::: Collected data :::

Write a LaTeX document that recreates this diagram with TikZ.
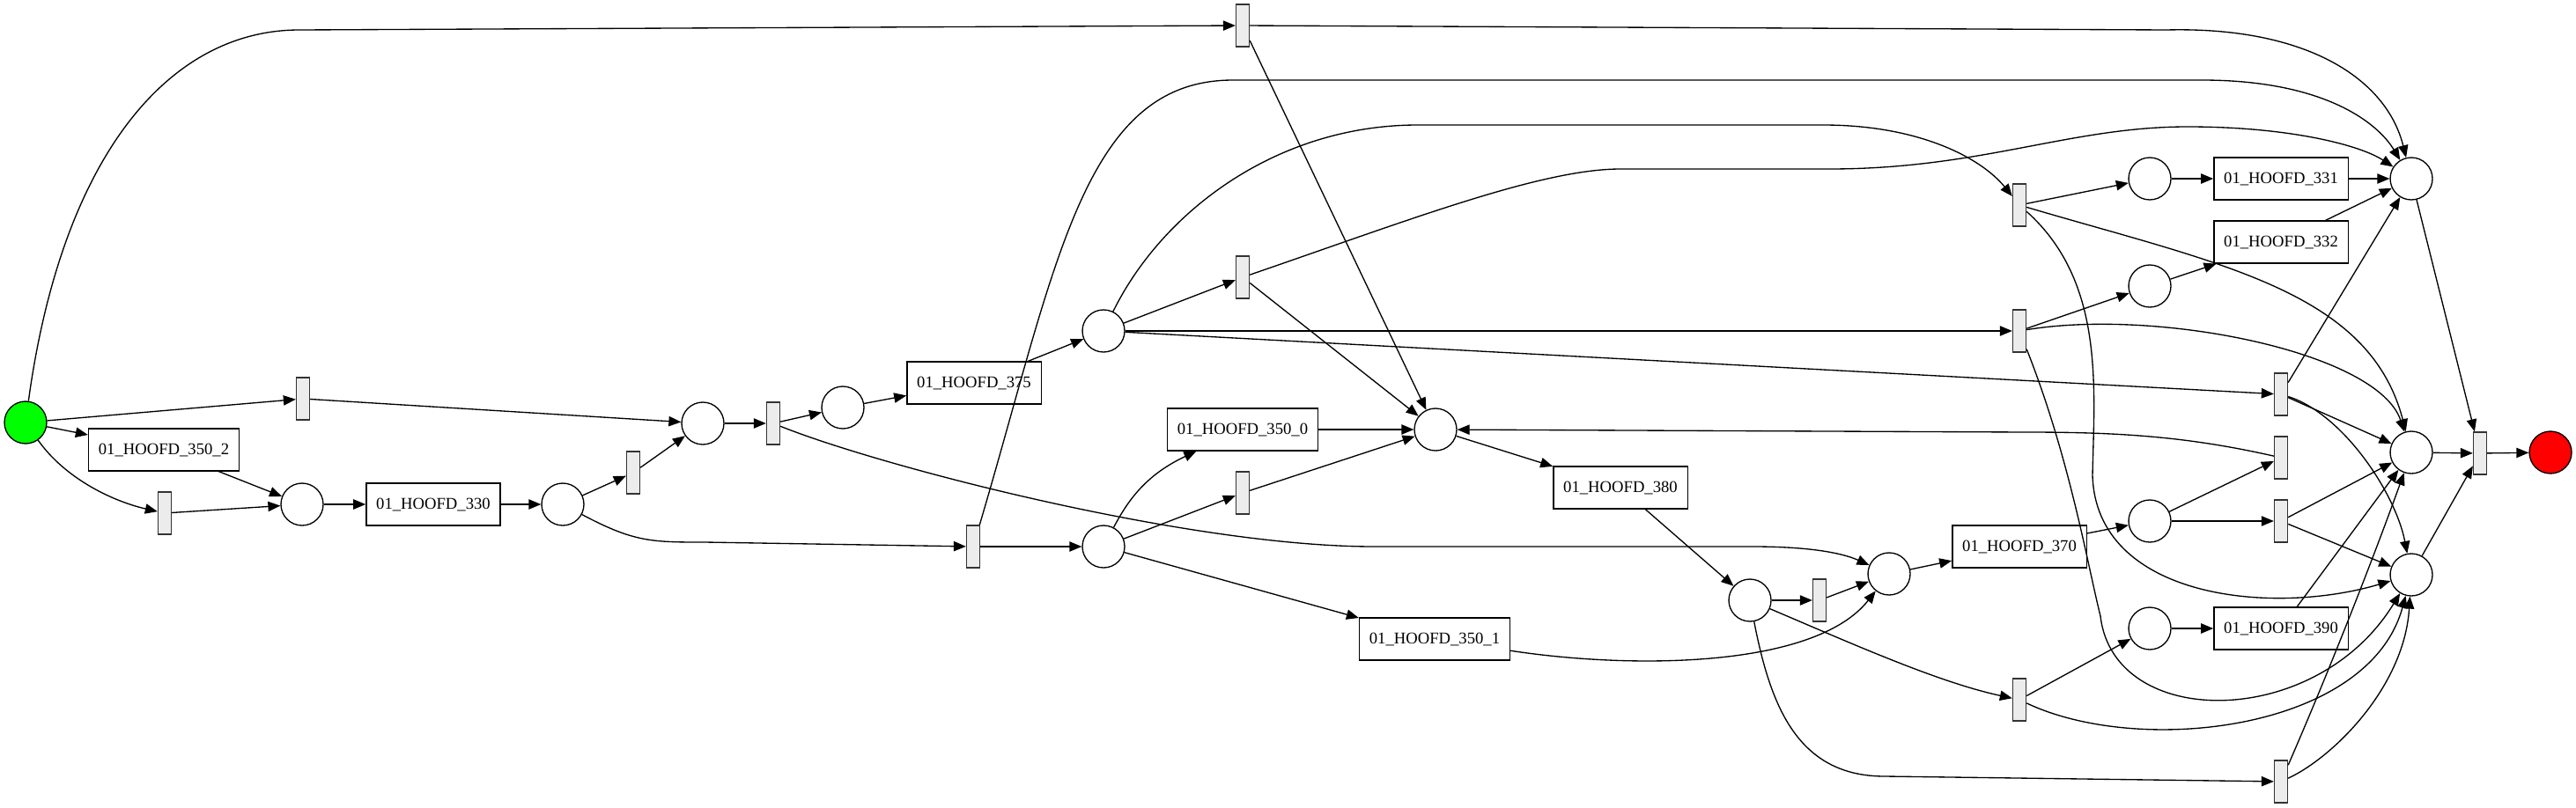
\documentclass[tikz,border=0pt]{standalone}
\usepackage{fontspec}
\setmainfont{Liberation Serif}
\usetikzlibrary{arrows.meta}
\definecolor{trfill}{RGB}{236,236,236}
\newcommand{\drawplace}[3]{
  \node[place] (#1) at (#2,#3) {};
}
\newcommand{\drawtrans}[3]{
  \node[trans] (#1) at (#2,#3) {};
}
\newcommand{\drawtask}[4]{
  \node[task] (#1) at (#2,#3) {01\_HOOFD\_#4};
}

\begin{document}
\begin{tikzpicture}[x=0.75pt,y=-0.75pt,
  place/.style={circle,draw,line width=1pt,minimum size=36pt,inner sep=0pt,fill=white},
  trans/.style={rectangle,draw=black!80,fill=trfill,line width=1pt,minimum width=11.25pt,minimum height=36pt,inner sep=0pt},
  task/.style={rectangle,draw,line width=1pt,minimum height=36pt,inner xsep=8.5pt,inner ysep=0pt,fill=white,font=\fontsize{14pt}{16pt}\selectfont},
  arc/.style={-{Triangle[length=10.5pt,width=8.5pt]},line width=1pt}]
  \useasboundingbox (0,0) rectangle (2925,917);
  \node[place,fill={rgb,255:red,0;green,255;blue,0}] (source) at (29,480) {};
  \node[place,fill={rgb,255:red,255;green,0;blue,0}] (sink) at (2896,514) {};
  \foreach \n/\x/\y in {p1/343/573,p2/639/573,p3/798/481,p4/957/463,p5/1253/376,
      p6/1630/488,p7/1253/621,p8/2441/203,p9/2738/203,p10/2441/325,p11/2738/514,
      p12/1987/682,p13/2145/652,p14/2441/592,p15/2738/653,p16/2441/714}{
    \drawplace{\n}{\x}{\y}
  }
  \foreach \n/\x/\y in {t1/1411/29,t2/344/453,t3/187/583,t4/719/537,t5/878/481,
      t6/1411/315,t7/1105/621,t8/1411/560,t9/2066/682,t10/2293/233,t11/2293/376,
      t12/2293/795,t13/2590/448,t14/2590/520,t15/2590/592,t16/2590/888,t17/2816/515}{
    \drawtrans{\n}{\x}{\y}
  }
  \drawtask{a350b}{186}{511}{350\_2}
  \drawtask{a330}{492}{573}{330}
  \drawtask{a375}{1106}{435}{375}
  \drawtask{a350z}{1411}{488}{350\_0}
  \drawtask{a350a}{1629}{726}{350\_1}
  \drawtask{a380}{1840}{554}{380}
  \drawtask{a370}{2293}{621}{370}
  \drawtask{a331}{2590}{203}{331}
  \drawtask{a332}{2590}{275}{332}
  \drawtask{a390}{2590}{714}{390}

  \foreach \a/\b in {source/t2,source/a350b,a350b/p1,t3/p1,p1/a330,a330/p2,p2/t4,
      t4/p3,t2/p3,p3/t5,t5/p4,p4/a375,a375/p5,p5/t6,p5/t11,p5/t13,t1/p6,t6/p6,
      a350z/p6,t8/p6,p7/t8,p7/a350a,t7/p7,p6/a380,a380/p12,p12/t9,t9/p13,p13/a370,
      a370/p14,p14/t14,p14/t15,t15/p11,t15/p15,t12/p16,p16/a390,a390/p11,t10/p8,
      p8/a331,a331/p9,t11/p10,p10/a332,a332/p9,t13/p9,t13/p11,p9/t17,p11/t17,
      p15/t17,t17/sink}{
    \draw[arc] (\a) -- (\b);
  }

  % long arcs
  \draw[arc] (source) .. controls (70,180) and (190,34) .. (340,34) -- (t1);
  \draw[arc] (source) .. controls (75,545) and (130,570) .. (t3);
  \draw[arc] (p2) .. controls (720,616) and (740,616) .. (800,616) -- (t7);
  \draw[arc] (t5) .. controls (1000,530) and (1350,621) .. (1560,621) -- (1990,621)
    .. controls (2070,621) and (2100,632) .. (p13);
  \draw[arc] (p5) .. controls (1320,240) and (1450,142) .. (1610,142) -- (2070,142)
    .. controls (2180,142) and (2250,180) .. (t10);
  \draw[arc] (t7) .. controls (1200,300) and (1230,91) .. (1400,91) -- (2500,91)
    .. controls (2640,91) and (2700,140) .. (p9);
  \draw[arc] (t1) -- (2460,34) .. controls (2620,30) and (2710,90) .. (p9);
  \draw[arc] (t6) .. controls (1600,250) and (1750,192) .. (1840,192) -- (2077,192)
    .. controls (2250,192) and (2350,144) .. (2484,144)
    .. controls (2600,144) and (2680,165) .. (p9);
  \draw[arc] (p7) .. controls (1280,570) and (1300,540) .. (a350z);
  \draw[arc] (t14) .. controls (2480,495) and (2400,491) .. (2300,491) -- (p6);
  \draw[arc] (a350a) .. controls (1850,760) and (2060,760) .. (p13);
  \draw[arc] (p12) .. controls (2100,730) and (2200,775) .. (t12);
  \draw[arc] (p12) .. controls (2010,800) and (2040,882) .. (2140,882) -- (t16);
  \draw[arc] (t10) .. controls (2520,300) and (2690,330) .. (p11);
  \draw[arc] (t10) .. controls (2390,320) and (2378,440) .. (2376,540)
    .. controls (2380,680) and (2580,700) .. (p15);
  \draw[arc] (t11) .. controls (2450,350) and (2700,400) .. (p11);
  \draw[arc] (t11) .. controls (2350,520) and (2370,640) .. (2385,700)
    .. controls (2400,830) and (2630,830) .. (p15);
  \draw[arc] (t12) .. controls (2430,860) and (2690,830) .. (p15);
  \draw[arc] (t13) .. controls (2660,470) and (2720,560) .. (p15);
  \draw[arc] (t16) .. controls (2650,860) and (2730,780) .. (p15);
  \draw[arc] (t16) .. controls (2650,750) and (2700,620) .. (p11);
\end{tikzpicture}
\end{document}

:::

▶ What you will do
Copy out each line exactly, without the pictures.

▶ Reply
Write a LaTeX document that recreates this diagram with TikZ.
\documentclass[tikz,border=0pt]{standalone}
\usepackage{fontspec}
\setmainfont{Liberation Serif}
\usetikzlibrary{arrows.meta}
\definecolor{trfill}{RGB}{236,236,236}
\newcommand{\drawplace}[3]{
  \node[place] (#1) at (#2,#3) {};
}
\newcommand{\drawtrans}[3]{
  \node[trans] (#1) at (#2,#3) {};
}
\newcommand{\drawtask}[4]{
  \node[task] (#1) at (#2,#3) {01\_HOOFD\_#4};
}

\begin{document}
\begin{tikzpicture}[x=0.75pt,y=-0.75pt,
  place/.style={circle,draw,line width=1pt,minimum size=36pt,inner sep=0pt,fill=white},
  trans/.style={rectangle,draw=black!80,fill=trfill,line width=1pt,minimum width=11.25pt,minimum height=36pt,inner sep=0pt},
  task/.style={rectangle,draw,line width=1pt,minimum height=36pt,inner xsep=8.5pt,inner ysep=0pt,fill=white,font=\fontsize{14pt}{16pt}\selectfont},
  arc/.style={-{Triangle[length=10.5pt,width=8.5pt]},line width=1pt}]
  \useasboundingbox (0,0) rectangle (2925,917);
  \node[place,fill={rgb,255:red,0;green,255;blue,0}] (source) at (29,480) {};
  \node[place,fill={rgb,255:red,255;green,0;blue,0}] (sink) at (2896,514) {};
  \foreach \n/\x/\y in {p1/343/573,p2/639/573,p3/798/481,p4/957/463,p5/1253/376,
      p6/1630/488,p7/1253/621,p8/2441/203,p9/2738/203,p10/2441/325,p11/2738/514,
      p12/1987/682,p13/2145/652,p14/2441/592,p15/2738/653,p16/2441/714}{
    \drawplace{\n}{\x}{\y}
  }
  \foreach \n/\x/\y in {t1/1411/29,t2/344/453,t3/187/583,t4/719/537,t5/878/481,
      t6/1411/315,t7/1105/621,t8/1411/560,t9/2066/682,t10/2293/233,t11/2293/376,
      t12/2293/795,t13/2590/448,t14/2590/520,t15/2590/592,t16/2590/888,t17/2816/515}{
    \drawtrans{\n}{\x}{\y}
  }
  \drawtask{a350b}{186}{511}{350\_2}
  \drawtask{a330}{492}{573}{330}
  \drawtask{a375}{1106}{435}{375}
  \drawtask{a350z}{1411}{488}{350\_0}
  \drawtask{a350a}{1629}{726}{350\_1}
  \drawtask{a380}{1840}{554}{380}
  \drawtask{a370}{2293}{621}{370}
  \drawtask{a331}{2590}{203}{331}
  \drawtask{a332}{2590}{275}{332}
  \drawtask{a390}{2590}{714}{390}

  \foreach \a/\b in {source/t2,source/a350b,a350b/p1,t3/p1,p1/a330,a330/p2,p2/t4,
      t4/p3,t2/p3,p3/t5,t5/p4,p4/a375,a375/p5,p5/t6,p5/t11,p5/t13,t1/p6,t6/p6,
      a350z/p6,t8/p6,p7/t8,p7/a350a,t7/p7,p6/a380,a380/p12,p12/t9,t9/p13,p13/a370,
      a370/p14,p14/t14,p14/t15,t15/p11,t15/p15,t12/p16,p16/a390,a390/p11,t10/p8,
      p8/a331,a331/p9,t11/p10,p10/a332,a332/p9,t13/p9,t13/p11,p9/t17,p11/t17,
      p15/t17,t17/sink}{
    \draw[arc] (\a) -- (\b);
  }

  % long arcs
  \draw[arc] (source) .. controls (70,180) and (190,34) .. (340,34) -- (t1);
  \draw[arc] (source) .. controls (75,545) and (130,570) .. (t3);
  \draw[arc] (p2) .. controls (720,616) and (740,616) .. (800,616) -- (t7);
  \draw[arc] (t5) .. controls (1000,530) and (1350,621) .. (1560,621) -- (1990,621)
    .. controls (2070,621) and (2100,632) .. (p13);
  \draw[arc] (p5) .. controls (1320,240) and (1450,142) .. (1610,142) -- (2070,142)
    .. controls (2180,142) and (2250,180) .. (t10);
  \draw[arc] (t7) .. controls (1200,300) and (1230,91) .. (1400,91) -- (2500,91)
    .. controls (2640,91) and (2700,140) .. (p9);
  \draw[arc] (t1) -- (2460,34) .. controls (2620,30) and (2710,90) .. (p9);
  \draw[arc] (t6) .. controls (1600,250) and (1750,192) .. (1840,192) -- (2077,192)
    .. controls (2250,192) and (2350,144) .. (2484,144)
    .. controls (2600,144) and (2680,165) .. (p9);
  \draw[arc] (p7) .. controls (1280,570) and (1300,540) .. (a350z);
  \draw[arc] (t14) .. controls (2480,495) and (2400,491) .. (2300,491) -- (p6);
  \draw[arc] (a350a) .. controls (1850,760) and (2060,760) .. (p13);
  \draw[arc] (p12) .. controls (2100,730) and (2200,775) .. (t12);
  \draw[arc] (p12) .. controls (2010,800) and (2040,882) .. (2140,882) -- (t16);
  \draw[arc] (t10) .. controls (2520,300) and (2690,330) .. (p11);
  \draw[arc] (t10) .. controls (2390,320) and (2378,440) .. (2376,540)
    .. controls (2380,680) and (2580,700) .. (p15);
  \draw[arc] (t11) .. controls (2450,350) and (2700,400) .. (p11);
  \draw[arc] (t11) .. controls (2350,520) and (2370,640) .. (2385,700)
    .. controls (2400,830) and (2630,830) .. (p15);
  \draw[arc] (t12) .. controls (2430,860) and (2690,830) .. (p15);
  \draw[arc] (t13) .. controls (2660,470) and (2720,560) .. (p15);
  \draw[arc] (t16) .. controls (2650,860) and (2730,780) .. (p15);
  \draw[arc] (t16) .. controls (2650,750) and (2700,620) .. (p11);
\end{tikzpicture}
\end{document}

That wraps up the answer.